> **The data**

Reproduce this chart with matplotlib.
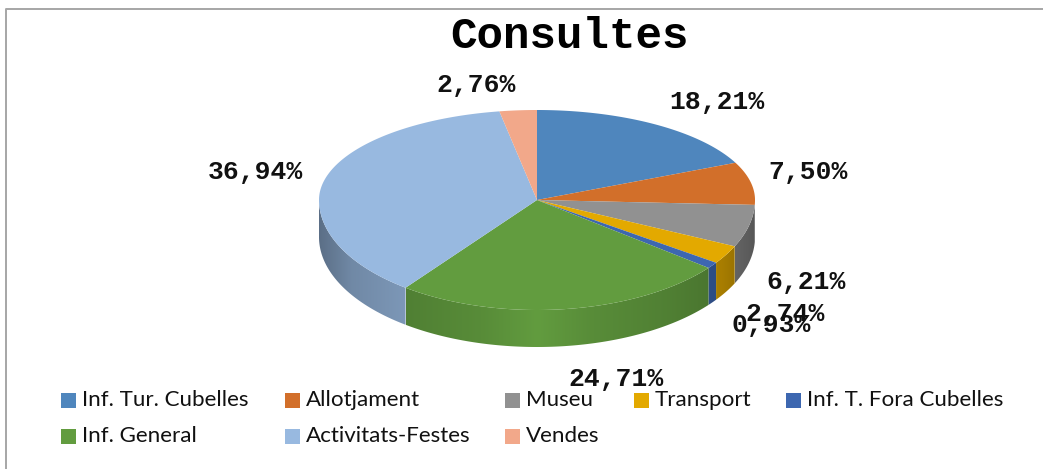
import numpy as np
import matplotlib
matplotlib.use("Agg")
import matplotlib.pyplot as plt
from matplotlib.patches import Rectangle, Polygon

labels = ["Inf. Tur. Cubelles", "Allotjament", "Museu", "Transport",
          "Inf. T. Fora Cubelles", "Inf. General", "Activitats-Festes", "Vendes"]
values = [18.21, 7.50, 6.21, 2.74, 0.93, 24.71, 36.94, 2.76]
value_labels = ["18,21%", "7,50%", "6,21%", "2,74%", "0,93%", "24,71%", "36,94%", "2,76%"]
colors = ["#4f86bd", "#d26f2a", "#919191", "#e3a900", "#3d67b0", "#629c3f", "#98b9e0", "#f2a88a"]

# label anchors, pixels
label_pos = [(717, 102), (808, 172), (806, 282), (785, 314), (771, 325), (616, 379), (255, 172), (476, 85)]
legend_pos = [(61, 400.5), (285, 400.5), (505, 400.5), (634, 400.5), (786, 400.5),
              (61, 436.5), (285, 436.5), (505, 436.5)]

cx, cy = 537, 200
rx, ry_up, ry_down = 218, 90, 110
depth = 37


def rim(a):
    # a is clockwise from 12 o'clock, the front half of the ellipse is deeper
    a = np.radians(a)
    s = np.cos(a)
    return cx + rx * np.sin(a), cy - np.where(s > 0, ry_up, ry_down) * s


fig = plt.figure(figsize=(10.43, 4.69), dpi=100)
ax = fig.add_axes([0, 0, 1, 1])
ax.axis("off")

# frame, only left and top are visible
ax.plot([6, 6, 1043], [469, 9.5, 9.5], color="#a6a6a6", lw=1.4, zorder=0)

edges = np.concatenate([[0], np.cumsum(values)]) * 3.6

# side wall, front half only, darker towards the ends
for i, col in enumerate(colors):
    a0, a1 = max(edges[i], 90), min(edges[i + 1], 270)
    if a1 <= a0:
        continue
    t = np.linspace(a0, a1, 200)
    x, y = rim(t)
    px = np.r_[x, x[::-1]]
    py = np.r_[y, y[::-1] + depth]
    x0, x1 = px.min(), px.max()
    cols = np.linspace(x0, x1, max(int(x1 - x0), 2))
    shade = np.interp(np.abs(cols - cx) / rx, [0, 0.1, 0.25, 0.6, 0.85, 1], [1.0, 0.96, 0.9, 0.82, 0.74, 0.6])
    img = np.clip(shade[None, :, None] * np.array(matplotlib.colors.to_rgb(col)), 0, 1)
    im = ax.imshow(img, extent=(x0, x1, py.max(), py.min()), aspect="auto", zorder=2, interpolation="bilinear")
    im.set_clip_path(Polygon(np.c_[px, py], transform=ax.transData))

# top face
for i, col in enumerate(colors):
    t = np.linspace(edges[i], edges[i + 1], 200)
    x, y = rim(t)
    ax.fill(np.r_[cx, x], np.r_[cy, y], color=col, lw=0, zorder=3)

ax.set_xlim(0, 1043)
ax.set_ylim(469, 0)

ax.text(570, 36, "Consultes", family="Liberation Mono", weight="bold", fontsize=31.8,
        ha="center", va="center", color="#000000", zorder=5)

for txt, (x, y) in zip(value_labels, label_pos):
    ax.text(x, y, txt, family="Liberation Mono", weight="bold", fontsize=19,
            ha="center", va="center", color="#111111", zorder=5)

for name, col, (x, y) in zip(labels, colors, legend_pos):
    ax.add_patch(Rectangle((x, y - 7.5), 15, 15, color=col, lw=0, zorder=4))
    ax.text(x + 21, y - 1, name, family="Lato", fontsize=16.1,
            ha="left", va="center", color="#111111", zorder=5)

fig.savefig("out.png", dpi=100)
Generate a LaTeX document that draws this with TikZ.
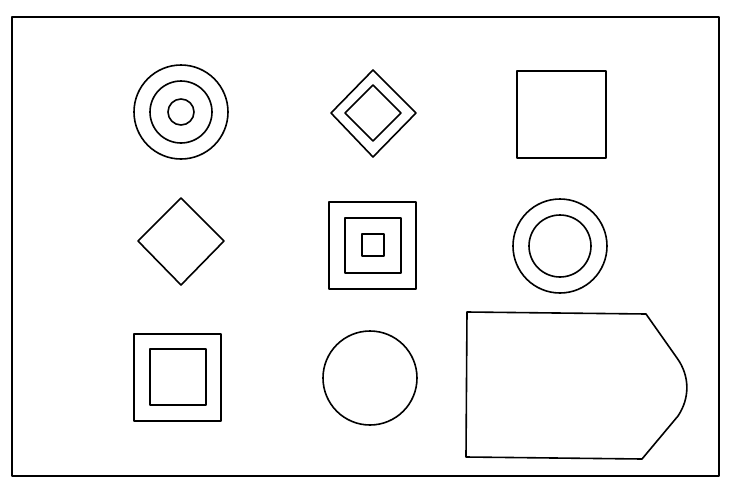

> **Problem requirements**
Check each line of the entries above for the word "with". List the ones that have it.

> **Reply**
Reproduce this chart with matplotlib.
Generate a LaTeX document that draws this with TikZ.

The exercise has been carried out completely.